Cookie Diet
In the world of fad diets almost nothing can be more absurd than the cookie diet. This diet is based on a mixture of amino acids baked into a cookie designed to control a patient’s hunger.
Fad diets seem to be everywhere these days. In general a fad diet is a diet which is designed to last for short periods of time, during which large amounts of weight can supposedly be lost.
Often times, like the cookie diet, these diets rely on one miracle food with amazing properties for weight loss. In this sense they are something like the old traveling medicine shows, in which a slick talking salesman would expound on the virtues of some magical formula created by a Guru of some type.
The cookie diet was created by a physician named Sanford Siegel in 1975 while he was researching a book on the effect of natural foods on hunger. This cookie diet consisted of patients eating six cookies each day in place of meals, then eating a reasonable dinner.

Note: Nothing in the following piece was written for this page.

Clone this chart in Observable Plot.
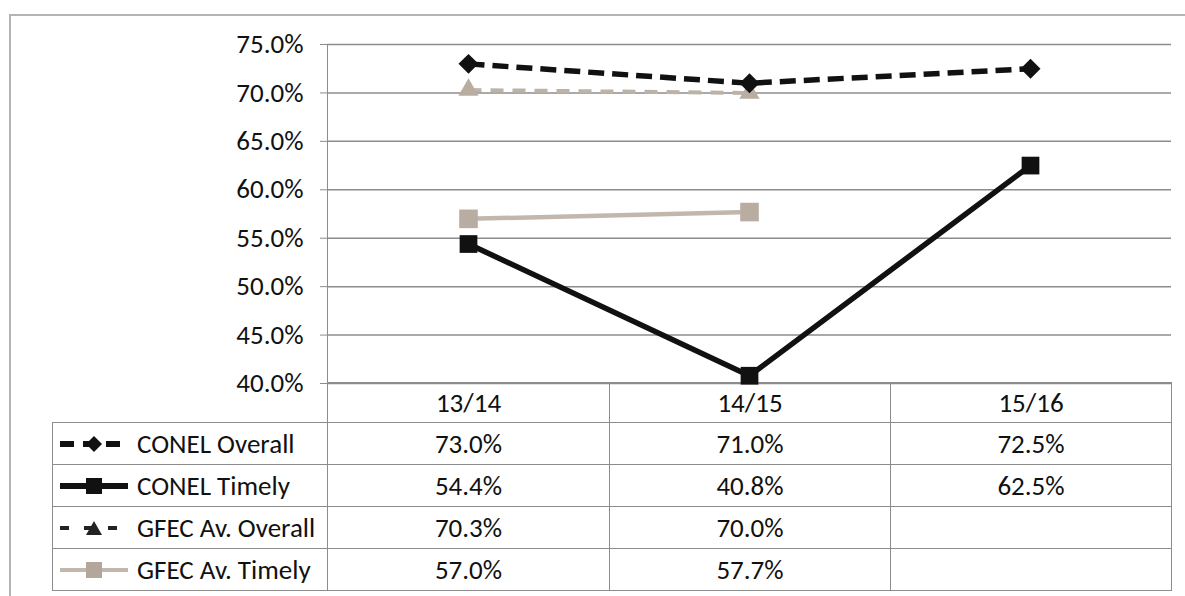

There were about 500 calories combined in the cookies, and the dinner could be 300 calories in the evening. Very quickly the cookie diet became a huge success, with 14 clinics in Florida and 10 in Latin America expounding this amazing weight loss formula. In the middle 1980s over 200 doctors were prescribing Dr. Siegel’s cookie diet in their own practices.
It was at this time that shakes and soups were added to the mix, these also containing the amino acids that control hunger.